Since the affine transformation is the simply a generic affine transformation, we write it as follows:

\[ y = Ax + b \]

Where \(x\) is the starting set of points, \(A\) is a matrix representing the affine transformation, \(b\) is a offset vector, and \(y\) is the transformed set of points. We will refer to the terms of this equation throughout this page.

Method 1: The SVD Method

Using the SVD to compute the affine transform is incredibly useful when dealing with noisy or large datasets (or large noisy datasets).

To begin we first approximate \(b\) by taking the mean or median of \(y - x\). Then we build the following matrix:

\[ M = \begin{bmatrix} x^T & y^T \end{bmatrix} \]

we then use the SVD to compute \(V^{\ast}\), the right singular vectors of \(M\).

Taking the two largest right singular vectors, \(V_{1}\) and \(V_{2}\) we define the following:

\[ \begin{bmatrix} B \\ C \end{bmatrix} = \begin{bmatrix} V_{1} & V_{2} \end{bmatrix} \]

which then gives us the affine transformation \(A = CB^{-1}\).

This may seem like nonsense at first but its actually fairly intuitive method. \(B\) essentially is a description of \(x\)'s column basis and \(C\) the same for \(y\), so \(CB^{^1}\) takes us from the basis of \(x\) to the singular basis and then to the basis of \(y\). Given that \(x\) and \(y\) are \(n_{point}\) by \(n_{dim}\) matrices, the column basis describes the coordinate systems in which they live.

Method 2: Weighted Least Squares

This method is much more straightforward to understand. In the original equation \(y = Ax + b\) we add an additional variable \(w\) where \(w\) is a per-point weight. The equation now becomes:

\[ \sqrt{2}y = A\sqrt{2}(x + b) \]

In order to simplify this equation we split \(b\) into two terms: \(b_{naive}\) and \(b_{leastsq}\). We solve for \(b_{naive}\) simply by taking the mean or median of \(y - b\) just as before.

Then to solve for \(b_{leastsq}\) we define the following:

\[ A' = \begin{bmatrix}A\\ b_{leastsq} \end{bmatrix} \]

and

\[ x' = \begin{bmatrix}\sqrt{w}x & \mathbf{1} \end{bmatrix} \]

where \(\mathbf{1}\) is a vector of all ones.

Now we have:

\[ \sqrt{w}\left(y - b_{naive}\right) = A'x' \]

from which we can solve for \(A'\).

The analytic solution is simply:

\[ A' = \sqrt{w}yx'^{-1} \]

but direct inversion of \(x'\) can be costly if it is a large array and can have numerical issues if it has a poor condition number, so instead we use the standard numpy function to solve.

Then we can extract \(A\) and \(b_{leastsq}\) from \(A'\) and sum up to get the full \(b = b_{naive} + b_{leastsq}\).

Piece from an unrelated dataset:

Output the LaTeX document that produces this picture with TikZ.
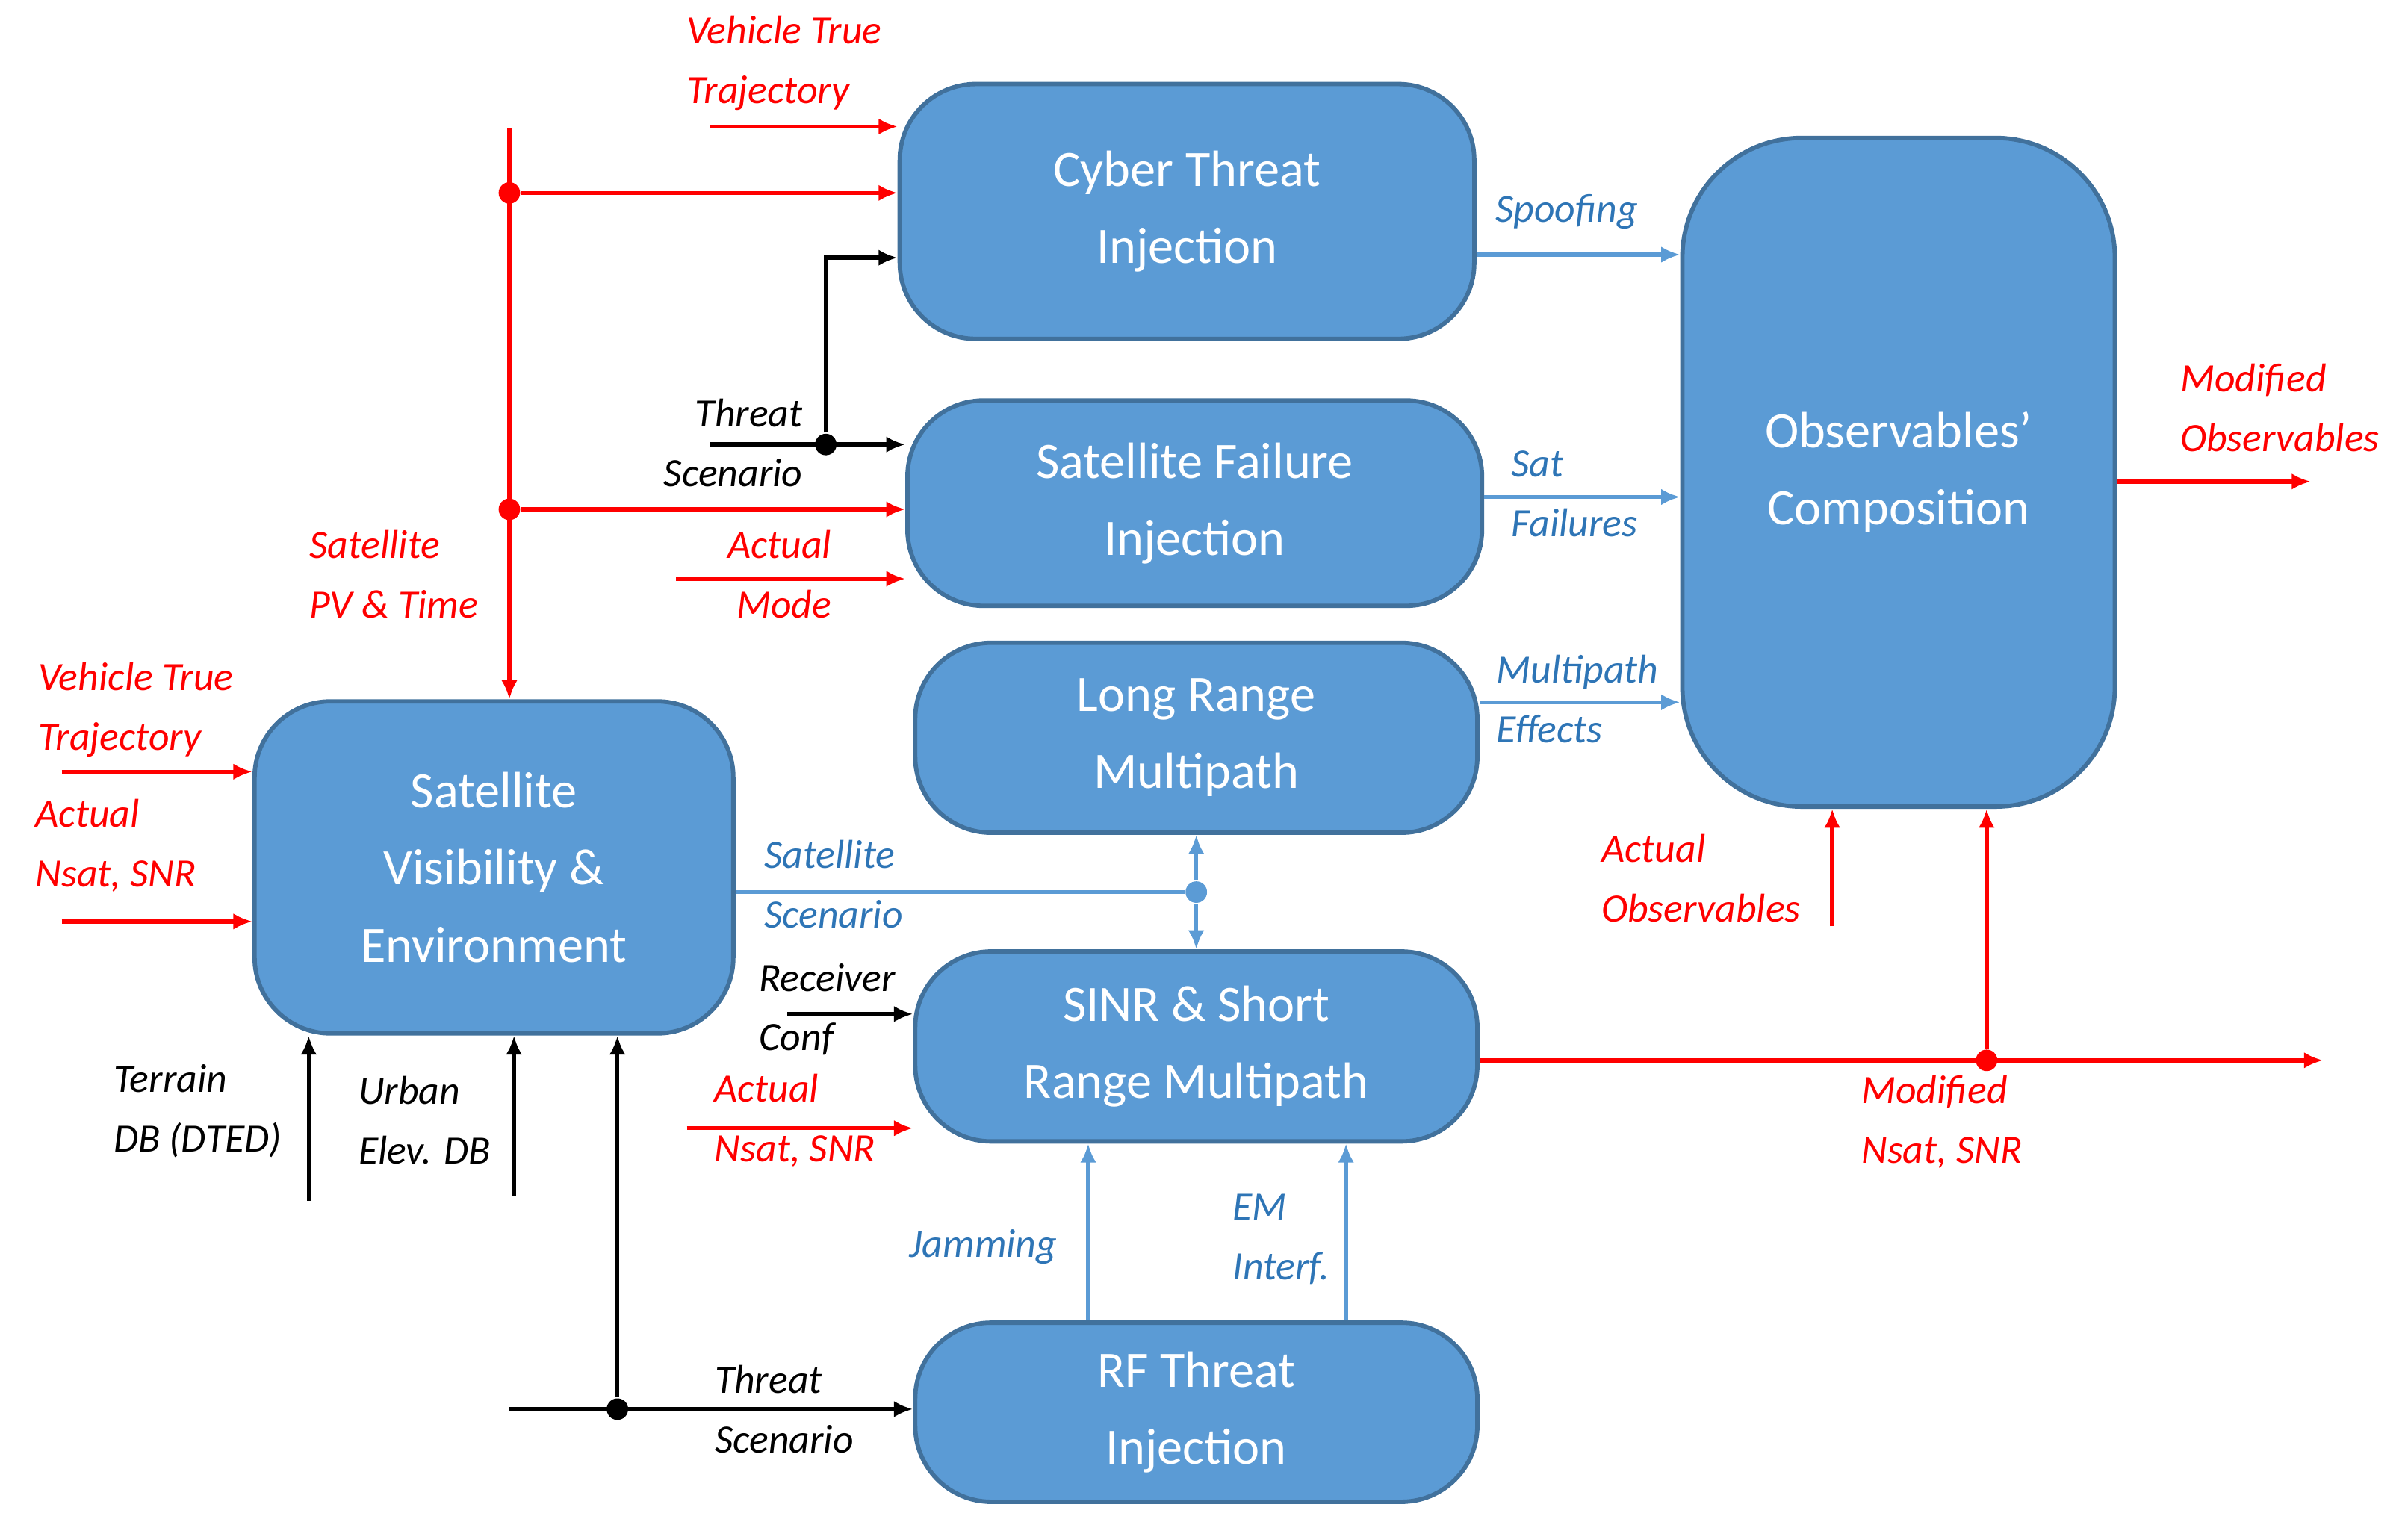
\documentclass[tikz,border=0pt]{standalone}
\usepackage{fontspec}
\setmainfont{Carlito}
\usetikzlibrary{arrows.meta}
\definecolor{boxfill}{HTML}{5B9BD5}
\definecolor{boxdraw}{HTML}{41719C}
\definecolor{lblue}{HTML}{2E75B6}
\definecolor{lnblue}{HTML}{5B9BD5}
\tikzset{
  blk/.style={rounded corners=14pt,fill=boxfill,draw=boxdraw,line width=0.8pt,text=white,
    align=center,font=\fontsize{9.4}{14.2}\selectfont},
  lbl/.style={font=\fontsize{7.4}{11}\selectfont\itshape,align=left},
  rl/.style={red,line width=0.75pt},
  bl/.style={black,line width=0.75pt},
  ul/.style={lnblue,line width=0.75pt},
  dot/.style={circle,fill,inner sep=1.4pt},
  >={Latex[length=3.5pt,width=3pt]}
}
\begin{document}
\begin{tikzpicture}[x=0.01cm,y=-0.01cm]
\useasboundingbox (0,0) rectangle (1560,984);
% blocks
\node[blk,minimum width=3.72cm,minimum height=1.65cm] (cyber) at (769,137) {Cyber Threat\\Injection};
\node[blk,minimum width=3.72cm,minimum height=1.33cm] (satfail) at (774,326) {Satellite Failure\\Injection};
\node[blk,minimum width=3.64cm,minimum height=1.23cm] (lrm) at (775,478) {Long Range\\Multipath};
\node[blk,minimum width=3.64cm,minimum height=1.23cm] (sinr) at (775,678) {SINR \& Short\\Range Multipath};
\node[blk,minimum width=3.64cm,minimum height=1.16cm] (rf) at (775,915) {RF Threat\\Injection};
\node[blk,minimum width=3.10cm,minimum height=2.15cm] (satvis) at (320,562) {Satellite\\Visibility \&\\Environment};
\node[blk,minimum width=2.80cm,minimum height=4.33cm,rounded corners=22pt] (obs) at (1230,306) {Observables'\\Composition};

% free ends and junctions
\coordinate (vt1) at (460,82);
\coordinate (pvtop) at (330,83);
\node[dot,red] (d1) at (330,125) {};
\node[dot,red] (d2) at (330,330) {};
\coordinate (ts1) at (460,288);
\node[dot] (d3) at (535,288) {};
\coordinate (am) at (438,375);
\coordinate (vt2) at (40,500);
\coordinate (an1) at (40,597);
\node[dot,lnblue] (d4) at (775,578) {};
\coordinate (rc) at (510,657);
\coordinate (an2) at (445,731);
\coordinate (mnend) at (1505,687);
\node[dot,red] (d5) at (1287,687) {};
\coordinate (aob) at (1187,600);
\coordinate (mo) at (1497,312);
\coordinate (ter) at (200,778);
\coordinate (urb) at (333,775);
\coordinate (ts2) at (330,913);
\node[dot] (d6) at (400,913) {};

% red inputs
\draw[rl,->] (vt1) -- (vt1 -| cyber.west);
\draw[rl,->] (pvtop) -- (pvtop |- satvis.north);
\draw[rl,->] (d1) -- (d1 -| cyber.west);
\draw[rl,->] (d2) -- (d2 -| satfail.west);
\draw[rl,->] (am) -- (am -| satfail.west);
\draw[rl,->] (vt2) -- (vt2 -| satvis.west);
\draw[rl,->] (an1) -- (an1 -| satvis.west);
\draw[rl,->] (an2) -- (an2 -| sinr.west);
\draw[rl,->] (sinr.east |- mnend) -- (mnend);
\draw[rl,->] (d5) -- (d5 |- obs.south);
\draw[rl,->] (aob) -- (aob |- obs.south);
\draw[rl,->] (obs.east |- mo) -- (mo);

% black inputs
\draw[bl,->] (ts1) -- (ts1 -| satfail.west);
\draw[bl,->] (d3) -- (535,167) -- (535,167 -| cyber.west);
\draw[bl,->] (rc) -- (rc -| sinr.west);
\draw[bl,->] (ter) -- (ter |- satvis.south);
\draw[bl,->] (urb) -- (urb |- satvis.south);
\draw[bl,->] (ts2) -- (ts2 -| rf.west);
\draw[bl,->] (d6) -- (d6 |- satvis.south);

% blue connectors
\draw[ul,->] (cyber.east |- 0,165) -- (obs.west |- 0,165);
\draw[ul,->] (satfail.east |- 0,322) -- (obs.west |- 0,322);
\draw[ul,->] (lrm.east |- 0,455) -- (obs.west |- 0,455);
\draw[ul] (satvis.east |- d4) -- (d4);
\draw[ul,->] (d4) -- (lrm.south);
\draw[ul,->] (d4) -- (sinr.north);
\draw[ul,->] (rf.north -| 705,0) -- (sinr.south -| 705,0);
\draw[ul,->] (rf.north -| 872,0) -- (sinr.south -| 872,0);

% labels
\node[lbl,red] (l1) at (508,41) {Vehicle True\\Trajectory};
\node[lbl,red] (l2) at (255,372) {Satellite\\PV \& Time};
\node[lbl,red,align=right] (l3) at (505,372) {Actual\\Mode};
\node[lbl,red] (l4) at (88,460) {Vehicle True\\Trajectory};
\node[lbl,red] (l5) at (75,548) {Actual\\Nsat, SNR};
\node[lbl,red] (l6) at (515,726) {Actual\\Nsat, SNR};
\node[lbl,red] (l7) at (1258,727) {Modified\\Nsat, SNR};
\node[lbl,red] (l8) at (1102,569) {Actual\\Observables};
\node[lbl,red] (l9) at (1477,264) {Modified\\Observables};
\node[lbl,align=right] (l10) at (475,287) {Threat\\Scenario};
\node[lbl] (l11) at (536,654) {Receiver\\Conf};
\node[lbl] (l12) at (128,720) {Terrain\\DB (DTED)};
\node[lbl] (l13) at (275,726) {Urban\\Elev. DB};
\node[lbl] (l14) at (508,913) {Threat\\Scenario};
\node[lbl,lblue] (l15) at (1015,137) {Spoofing};
\node[lbl,lblue] (l16) at (1020,320) {Sat\\Failures};
\node[lbl,lblue] (l17) at (1022,453) {Multipath\\Effects};
\node[lbl,lblue] (l18) at (540,573) {Satellite\\Scenario};
\node[lbl,lblue] (l19) at (637,808) {Jamming};
\node[lbl,lblue] (l20) at (830,803) {EM\\Interf.};
\end{tikzpicture}
\end{document}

Decomposing the Affine Transformation

Regardless of how we compute the affine transformation we often want to decompose it into a set of numbers which can then be understood. The function decompose_affine decomposes the affine transform into a scale term, a shear term, and a rotation matrix. This decomposition is able to fully describe the transformation and offers values that are easy to interpret geometrically.

We define this decomposition as:

\[ A = RSM \]

where \(R\) is the rotation matrix, \(S\) is the shear matrix, and \(M\) is the scale matrix.

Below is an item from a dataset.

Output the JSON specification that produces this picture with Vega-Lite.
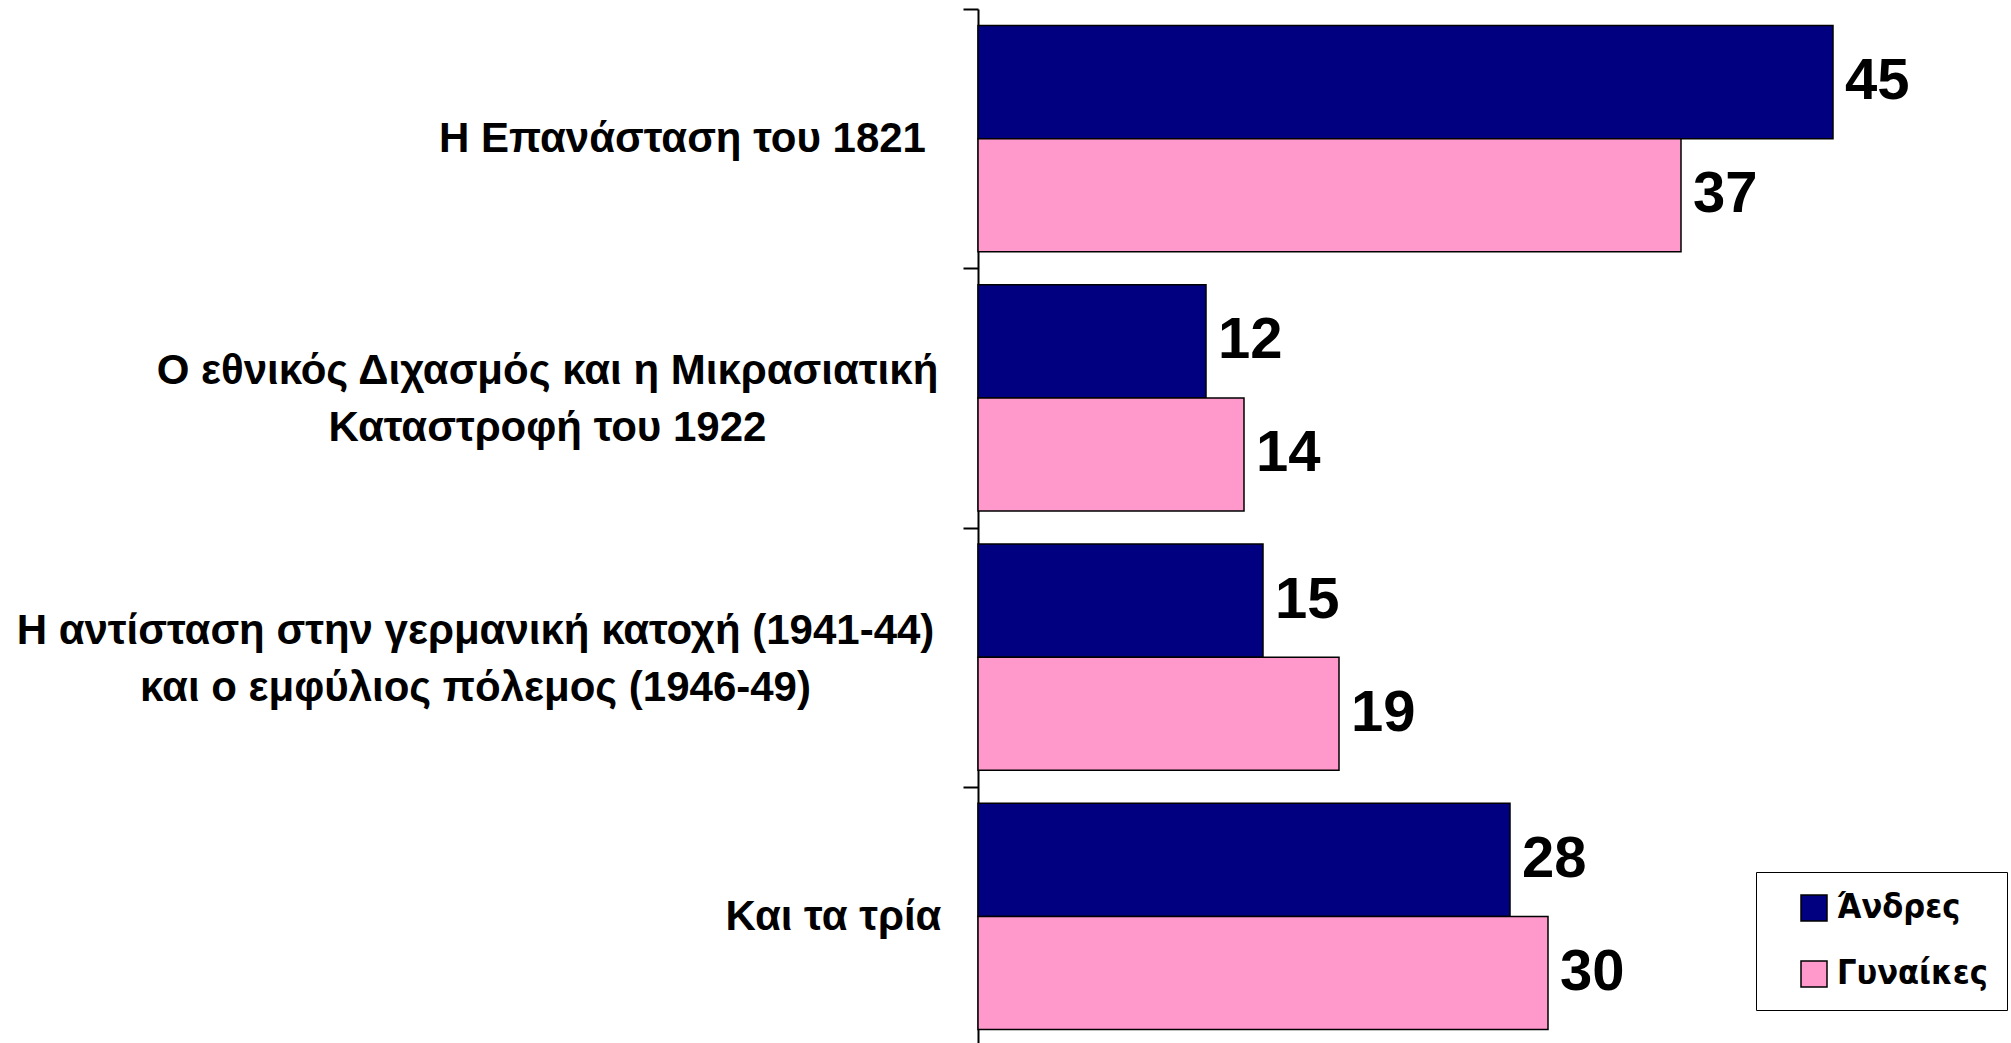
{
  "$schema": "https://vega.github.io/schema/vega-lite/v6.json",
  "width": 1026,
  "height": 1037,
  "autosize": {"type": "none"},
  "padding": {"left": 978, "top": 9, "right": 7, "bottom": 0},
  "background": "white",
  "config": {"view": {"stroke": null}},
  "data": {
    "values": [
      {"cat": "Η Επανάσταση του 1821", "sex": "Άνδρες", "value": 45},
      {"cat": "Η Επανάσταση του 1821", "sex": "Γυναίκες", "value": 37},
      {"cat": "Ο εθνικός Διχασμός και η Μικρασιατική|Καταστροφή  του 1922", "sex": "Άνδρες", "value": 12},
      {"cat": "Ο εθνικός Διχασμός και η Μικρασιατική|Καταστροφή  του 1922", "sex": "Γυναίκες", "value": 14},
      {"cat": "Η αντίσταση στην γερμανική κατοχή (1941-44)|και ο εμφύλιος πόλεμος (1946-49)", "sex": "Άνδρες", "value": 15},
      {"cat": "Η αντίσταση στην γερμανική κατοχή (1941-44)|και ο εμφύλιος πόλεμος (1946-49)", "sex": "Γυναίκες", "value": 19},
      {"cat": "Και τα τρία", "sex": "Άνδρες", "value": 28},
      {"cat": "Και τα τρία", "sex": "Γυναίκες", "value": 30}
    ]
  },
  "encoding": {
    "y": {
      "field": "cat",
      "type": "nominal",
      "sort": null,
      "scale": {"paddingInner": 0, "paddingOuter": 0},
      "axis": {
        "title": null,
        "tickBand": "extent",
        "tickSize": 15,
        "tickWidth": 2,
        "tickColor": "black",
        "domainColor": "black",
        "domainWidth": 2,
        "labelFont": "Liberation Sans",
        "labelFontWeight": "bold",
        "labelFontSize": 42,
        "labelColor": "black",
        "labelLimit": 0,
        "labelAlign": "center",
        "labelExpr": "split(datum.label, '|')",
        "labelLineHeight": 57,
        "labelPadding": {
          "condition": [
            {"test": "indexof('' + (datum ? datum.value : ''), '1821') >= 0", "value": 281},
            {"test": "indexof('' + (datum ? datum.value : ''), '1922') >= 0", "value": 416},
            {"test": "indexof('' + (datum ? datum.value : ''), '1946') >= 0", "value": 488}
          ],
          "value": 130
        },
        "labelOffset": {
          "condition": {"test": "indexof('' + (datum ? datum.value : ''), '|') >= 0", "value": -27},
          "value": 0
        }
      }
    },
    "yOffset": {
      "field": "sex",
      "type": "nominal",
      "sort": ["Άνδρες", "Γυναίκες"],
      "scale": {"paddingInner": 0, "paddingOuter": 0.146}
    }
  },
  "layer": [
    {
      "mark": {"type": "bar", "stroke": "black", "strokeWidth": 1.5},
      "encoding": {
        "x": {"field": "value", "type": "quantitative", "scale": {"domain": [0, 54], "nice": false}, "axis": null},
        "color": {
          "field": "sex",
          "type": "nominal",
          "sort": ["Άνδρες", "Γυναίκες"],
          "scale": {"domain": ["Άνδρες", "Γυναίκες"], "range": ["#000080", "#FF99CC"]},
          "legend": {
            "title": null,
            "orient": "none",
            "legendX": 778,
            "legendY": 863,
            "padding": 19,
            "strokeColor": "black",
            "fillColor": "white",
            "symbolType": "square",
            "symbolSize": 676,
            "symbolStrokeColor": "black",
            "symbolStrokeWidth": 1.5,
            "symbolOffset": 22,
            "labelOffset": 6,
            "labelFont": "DejaVu Sans Condensed",
            "labelFontWeight": "bold",
            "labelFontSize": 34,
            "labelColor": "black",
            "rowPadding": 32
          }
        }
      }
    },
    {
      "mark": {"type": "text", "align": "left", "baseline": "middle", "dx": 12, "font": "Liberation Sans", "fontWeight": "bold", "fontSize": 58, "color": "black"},
      "encoding": {
        "x": {"field": "value", "type": "quantitative"},
        "text": {"field": "value", "type": "quantitative"}
      }
    }
  ]
}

Starting with the affine transform as a \(n_{dim|\) by \(n_{dim}\) matrix we take:

\[ B = A^T A = M^T S^T R^T R S M = M^T S^T S M \]

\(B\) is now the transform without the rotation term since the transpose of a rotation matrix is the inverse of said rotation matrix.

We can then use a Cholesky decomposition to extract

\[ C = SM \]

from \(B\).

Since the scale matrix is fully diagonal and the diagonal of a shear matrix is the identity we can compute them as follows:

\[ M = diag \left( C \right) \]
\[ S = CM^{-1} \]

Now to get the rotation matrix we can simply take:

\[ R = AC^{-1} = R S M \left( SM \right) ^{-1} \]

The rotation matrix can then be converted to a something like an euler angle sequence for further intuition.